Zero fees: The key to financial inclusion
The Fee Barrier
Transaction fees are one of the most significant barriers to digital payment adoption in informal economies. While a 1–3% transaction fee may seem negligible in the context of large commercial transactions, it represents a meaningful cost for merchants whose average transaction values are small and margins are thin.
Consider a small merchant who processes the equivalent of a few hundred dollars in digital payments per month. At a 2% transaction fee, they would pay several dollars monthly — money that comes directly from their income. For a merchant operating at the margins of profitability, this cost can be the difference between adopting digital payments and sticking with cash.
The mathematics of fees at scale reveal a paradox: the people who stand to benefit most from digital payments — small merchants, daily wage earners, micro-entrepreneurs — are precisely the ones who can least afford the fees associated with using them.
The Impact of Zero Fees on Adoption
Removing transaction fees fundamentally changes the adoption equation. When digital payments are free to use, the decision to adopt becomes purely about convenience and benefit rather than cost. Merchants no longer need to calculate whether the advantages of going digital justify the fees — the barrier simply does not exist.
Research and experience from markets around the world consistently show that reducing or eliminating fees leads to dramatic increases in digital payment adoption:
- Higher transaction volumes: When fees are removed, merchants process more transactions digitally because there is no cost penalty for doing so.
- Smaller transaction values: Without fees, merchants are willing to accept digital payments for even the smallest purchases, increasing overall digital coverage.
- Faster habit formation: More frequent digital transactions accelerate the behaviour change needed to shift from cash to digital as the default payment method.
Alternative Revenue Models
The obvious question is: if not transaction fees, how does a platform sustain itself? Several viable alternatives exist:
- Data-driven services: The transaction data generated by digital payments has significant value. Aggregated, anonymised data can inform product design, market research, and risk assessment for financial institutions willing to pay for these insights.
- Value-added services: Premium features — advanced analytics, business management tools, inventory tracking, marketing services — can be offered on a subscription or pay-per-use basis to merchants who want more than basic payment processing.
- Financial product partnerships: Platforms that connect merchants with financial services — credit, insurance, savings products — can earn referral fees or revenue-sharing arrangements from partner institutions.
- Cross-border and currency services: Fees on international transfers, currency conversion, and stablecoin transactions can generate revenue from higher-value use cases while keeping domestic transactions free.
The Case for Subsidising Digital Adoption
There is a strong economic argument for subsidising the initial phase of digital payment adoption.

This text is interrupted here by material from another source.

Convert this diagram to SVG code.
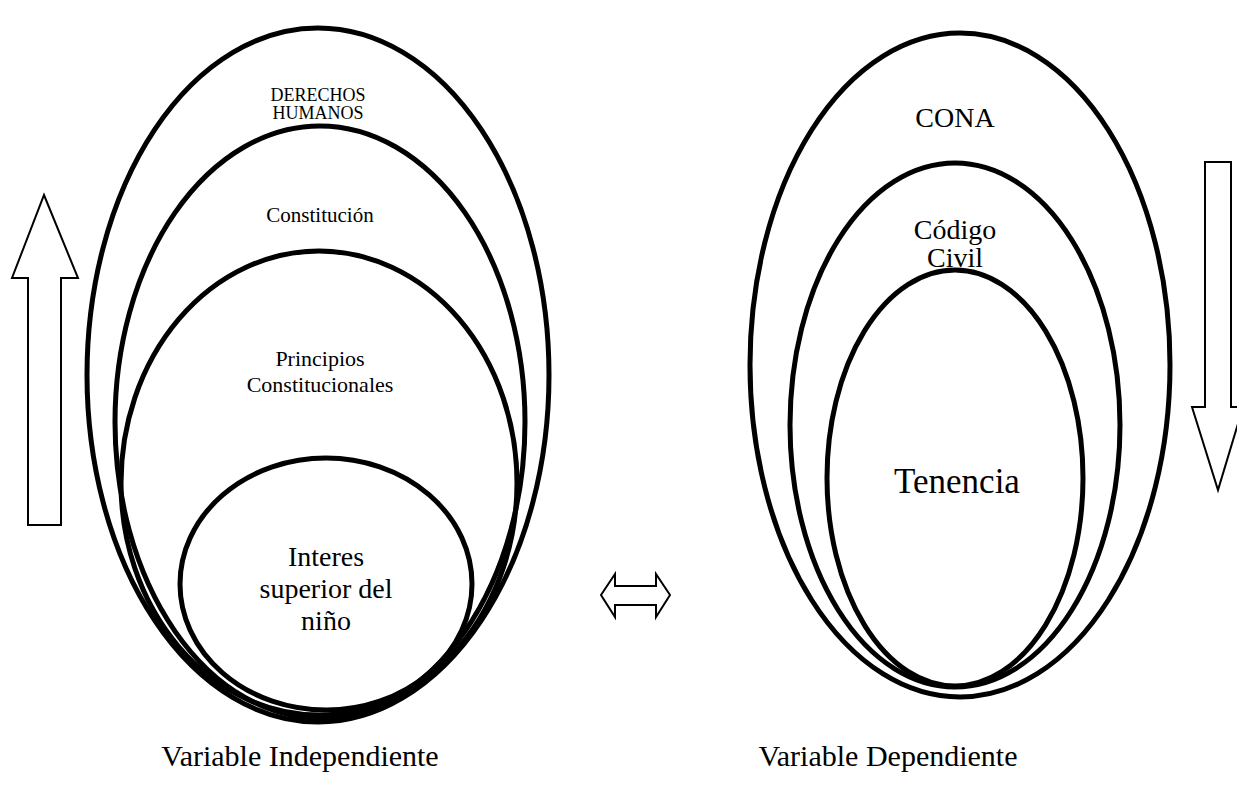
<svg xmlns="http://www.w3.org/2000/svg" width="1237" height="799" viewBox="0 0 1237 799">
<style>
.ring{fill:none;stroke:#000;stroke-width:5}
.arr{fill:#fff;stroke:#000;stroke-width:2;stroke-linejoin:miter}
text{font-family:"Liberation Serif","Times New Roman",serif;fill:#000;text-anchor:middle}
</style>
<rect width="1237" height="799" fill="#fff"/>
<g id="left-group">
<g id="derechos-humanos"><ellipse class="ring" cx="318" cy="375" rx="231" ry="347"/>
<text x="318" y="101" font-size="18">DERECHOS</text><text x="318" y="119" font-size="18">HUMANOS</text></g>
<g id="constitucion"><ellipse class="ring" cx="320" cy="422" rx="205" ry="296"/>
<text x="320" y="222" font-size="21">Constitución</text></g>
<g id="principios"><ellipse class="ring" cx="319" cy="483" rx="198" ry="232"/>
<text x="320" y="366" font-size="22">Principios</text><text x="320" y="392" font-size="22">Constitucionales</text></g>
<g id="interes"><ellipse class="ring" cx="326" cy="584" rx="146" ry="126"/>
<text x="326" y="566" font-size="28">Interes</text><text x="326" y="598" font-size="28">superior del</text><text x="326" y="630" font-size="28">niño</text></g>
</g>
<g id="right-group">
<g id="cona"><ellipse class="ring" cx="960" cy="365" rx="210" ry="332"/>
<text x="955" y="127" font-size="28">CONA</text></g>
<g id="codigo-civil"><ellipse class="ring" cx="955" cy="425" rx="165" ry="262"/>
<text x="955" y="239" font-size="28">Código</text><text x="955" y="267" font-size="28">Civil</text></g>
<g id="tenencia"><ellipse class="ring" cx="955" cy="478" rx="128" ry="208"/>
<text x="957" y="493" font-size="35">Tenencia</text></g>
</g>
<g id="connectors">
<polygon class="arr" points="44,195 78,278 61,278 61,525 28,525 28,278 12,278"/>
<polygon class="arr" points="1205,162 1231,162 1231,407 1243,407 1218,490 1192,407 1205,407"/>
<polygon class="arr" points="601,595 615,574 615,586 656,586 656,574 670,595 656,617 656,605 615,605 615,617"/>
</g>
<g id="labels">
<text x="300" y="766" font-size="30">Variable Independiente</text>
<text x="888" y="766" font-size="30">Variable Dependiente</text>
</g>
</svg>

The long-term value of bringing informal economies into the digital financial system — in terms of GDP growth, tax revenue, reduced financial crime, and social stability — far exceeds the cost of subsidising zero-fee transactions during the adoption phase.
Governments, development organisations, and impact investors all have incentives to support zero-fee programmes that accelerate digital adoption in underserved markets. The return on investment is measured not in transaction fees, but in the broader economic transformation that digital financial inclusion enables.
How Blipply Implements Zero-Fee Transactions
Blipply's model is built on the principle that cost should never be a barrier to financial inclusion. By implementing zero-fee basic transactions, Blipply removes the most significant obstacle to adoption for small merchants and micro-entrepreneurs.
Revenue is generated through the ecosystem that zero-fee adoption creates: more merchants using digital payments means more data, more partnerships, and more opportunities for value-added services. The zero-fee model is not a loss leader — it is the foundation of an ecosystem where the value generated by widespread adoption far exceeds the revenue that transaction fees would have produced.
Zero fees are not just a pricing strategy. They are a statement of purpose: that the tools of financial inclusion should be accessible to everyone, regardless of how small their business or how thin their margins. When cost is no longer a barrier, the only question left is whether the tool delivers real value — and that is a question Blipply is built to answer.